## begin Data

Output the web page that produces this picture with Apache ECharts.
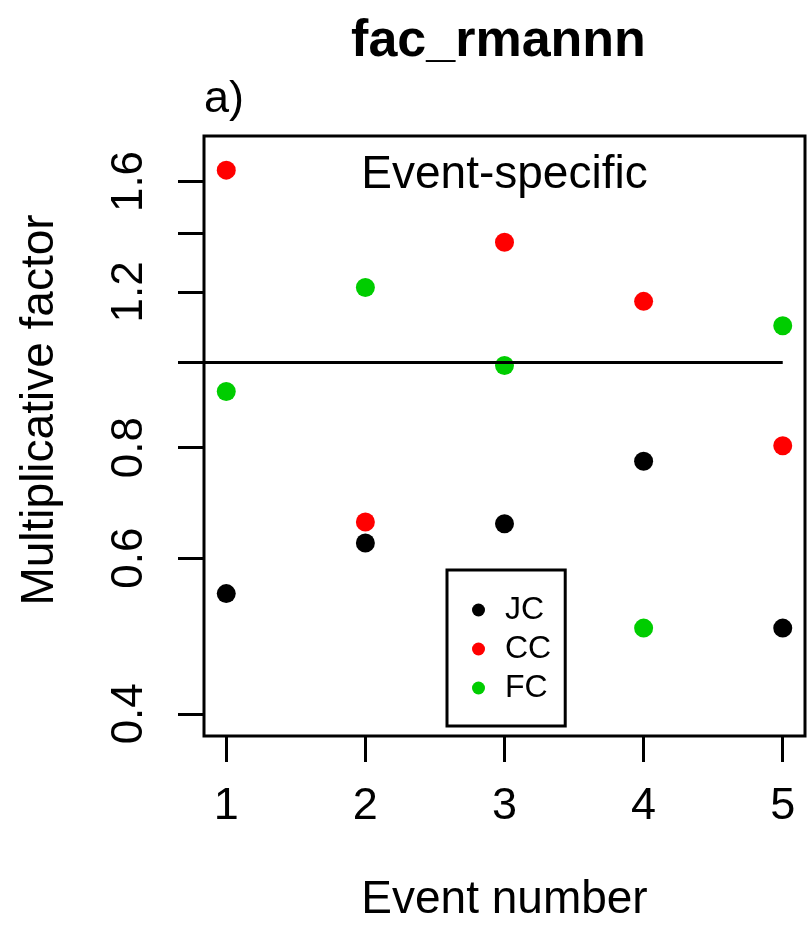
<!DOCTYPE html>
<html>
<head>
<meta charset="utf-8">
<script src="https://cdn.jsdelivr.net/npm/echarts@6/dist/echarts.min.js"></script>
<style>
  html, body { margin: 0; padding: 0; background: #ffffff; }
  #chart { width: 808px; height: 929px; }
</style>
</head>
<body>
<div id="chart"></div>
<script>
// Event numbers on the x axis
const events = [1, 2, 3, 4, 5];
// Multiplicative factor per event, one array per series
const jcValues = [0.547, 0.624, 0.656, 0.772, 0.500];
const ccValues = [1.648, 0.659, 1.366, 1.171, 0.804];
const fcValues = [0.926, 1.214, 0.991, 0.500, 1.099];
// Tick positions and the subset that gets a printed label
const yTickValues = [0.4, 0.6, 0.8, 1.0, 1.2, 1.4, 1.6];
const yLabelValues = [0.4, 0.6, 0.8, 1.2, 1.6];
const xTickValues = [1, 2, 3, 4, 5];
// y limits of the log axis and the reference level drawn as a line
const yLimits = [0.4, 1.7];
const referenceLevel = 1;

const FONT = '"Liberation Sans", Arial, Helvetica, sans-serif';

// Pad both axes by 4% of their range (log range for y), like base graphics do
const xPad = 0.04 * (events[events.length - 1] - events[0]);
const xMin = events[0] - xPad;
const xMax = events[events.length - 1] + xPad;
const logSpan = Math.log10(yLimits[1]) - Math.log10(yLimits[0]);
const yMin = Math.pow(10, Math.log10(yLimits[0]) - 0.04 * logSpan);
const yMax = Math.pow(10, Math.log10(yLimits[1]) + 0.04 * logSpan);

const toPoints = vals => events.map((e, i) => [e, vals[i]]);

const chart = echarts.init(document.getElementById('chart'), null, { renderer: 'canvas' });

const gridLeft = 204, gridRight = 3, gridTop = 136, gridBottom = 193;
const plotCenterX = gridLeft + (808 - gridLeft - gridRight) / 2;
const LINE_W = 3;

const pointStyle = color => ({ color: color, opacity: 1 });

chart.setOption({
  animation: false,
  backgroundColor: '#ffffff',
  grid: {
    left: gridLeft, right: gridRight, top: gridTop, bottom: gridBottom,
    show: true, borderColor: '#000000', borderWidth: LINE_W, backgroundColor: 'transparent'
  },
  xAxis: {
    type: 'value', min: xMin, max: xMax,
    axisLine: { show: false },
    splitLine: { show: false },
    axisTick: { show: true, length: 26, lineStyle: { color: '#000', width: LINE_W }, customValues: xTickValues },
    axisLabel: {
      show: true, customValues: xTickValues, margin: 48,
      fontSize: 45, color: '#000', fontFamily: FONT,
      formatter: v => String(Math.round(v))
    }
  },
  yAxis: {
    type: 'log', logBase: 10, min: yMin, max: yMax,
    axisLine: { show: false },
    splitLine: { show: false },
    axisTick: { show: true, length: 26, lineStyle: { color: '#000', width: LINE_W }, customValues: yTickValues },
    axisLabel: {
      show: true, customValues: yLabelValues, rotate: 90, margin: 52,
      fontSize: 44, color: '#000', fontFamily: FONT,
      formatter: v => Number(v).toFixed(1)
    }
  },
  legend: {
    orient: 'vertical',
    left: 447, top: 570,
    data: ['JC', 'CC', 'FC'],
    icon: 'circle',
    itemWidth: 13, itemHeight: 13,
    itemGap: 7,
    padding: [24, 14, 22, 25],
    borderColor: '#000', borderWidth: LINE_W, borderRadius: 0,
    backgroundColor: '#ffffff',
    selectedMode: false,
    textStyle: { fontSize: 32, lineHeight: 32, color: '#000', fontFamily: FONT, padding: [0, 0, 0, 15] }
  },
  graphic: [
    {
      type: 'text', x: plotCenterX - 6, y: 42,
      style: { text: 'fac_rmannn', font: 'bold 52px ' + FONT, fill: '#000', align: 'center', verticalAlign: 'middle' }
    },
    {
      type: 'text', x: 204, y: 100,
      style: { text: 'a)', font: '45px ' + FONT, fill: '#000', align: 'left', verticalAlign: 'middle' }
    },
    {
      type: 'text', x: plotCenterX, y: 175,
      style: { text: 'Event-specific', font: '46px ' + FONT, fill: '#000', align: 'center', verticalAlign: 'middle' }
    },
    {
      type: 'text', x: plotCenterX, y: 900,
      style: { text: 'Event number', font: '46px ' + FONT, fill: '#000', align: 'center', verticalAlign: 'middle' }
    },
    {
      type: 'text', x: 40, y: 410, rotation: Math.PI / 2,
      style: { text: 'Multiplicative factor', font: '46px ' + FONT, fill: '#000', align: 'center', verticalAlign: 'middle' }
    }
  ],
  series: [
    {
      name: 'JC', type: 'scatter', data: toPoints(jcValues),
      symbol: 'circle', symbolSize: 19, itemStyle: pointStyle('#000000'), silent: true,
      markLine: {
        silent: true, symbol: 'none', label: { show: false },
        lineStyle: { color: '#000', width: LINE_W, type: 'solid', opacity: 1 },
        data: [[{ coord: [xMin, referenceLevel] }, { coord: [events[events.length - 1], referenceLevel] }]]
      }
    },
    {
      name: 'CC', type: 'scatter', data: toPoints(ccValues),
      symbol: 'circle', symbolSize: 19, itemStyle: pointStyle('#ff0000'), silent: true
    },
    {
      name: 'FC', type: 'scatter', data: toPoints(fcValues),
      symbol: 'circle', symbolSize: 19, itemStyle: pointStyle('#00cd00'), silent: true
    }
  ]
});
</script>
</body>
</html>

## end Data

▶ [Your instructions]
Repeat only the lines between the start of the data and the line with "Arial, Helvetica, sans-serif';", including those two lines, and skip the pictures.

▶ [Reply to the task]
Output the web page that produces this picture with Apache ECharts.
<!DOCTYPE html>
<html>
<head>
<meta charset="utf-8">
<script src="https://cdn.jsdelivr.net/npm/echarts@6/dist/echarts.min.js"></script>
<style>
  html, body { margin: 0; padding: 0; background: #ffffff; }
  #chart { width: 808px; height: 929px; }
</style>
</head>
<body>
<div id="chart"></div>
<script>
// Event numbers on the x axis
const events = [1, 2, 3, 4, 5];
// Multiplicative factor per event, one array per series
const jcValues = [0.547, 0.624, 0.656, 0.772, 0.500];
const ccValues = [1.648, 0.659, 1.366, 1.171, 0.804];
const fcValues = [0.926, 1.214, 0.991, 0.500, 1.099];
// Tick positions and the subset that gets a printed label
const yTickValues = [0.4, 0.6, 0.8, 1.0, 1.2, 1.4, 1.6];
const yLabelValues = [0.4, 0.6, 0.8, 1.2, 1.6];
const xTickValues = [1, 2, 3, 4, 5];
// y limits of the log axis and the reference level drawn as a line
const yLimits = [0.4, 1.7];
const referenceLevel = 1;

const FONT = '"Liberation Sans", Arial, Helvetica, sans-serif';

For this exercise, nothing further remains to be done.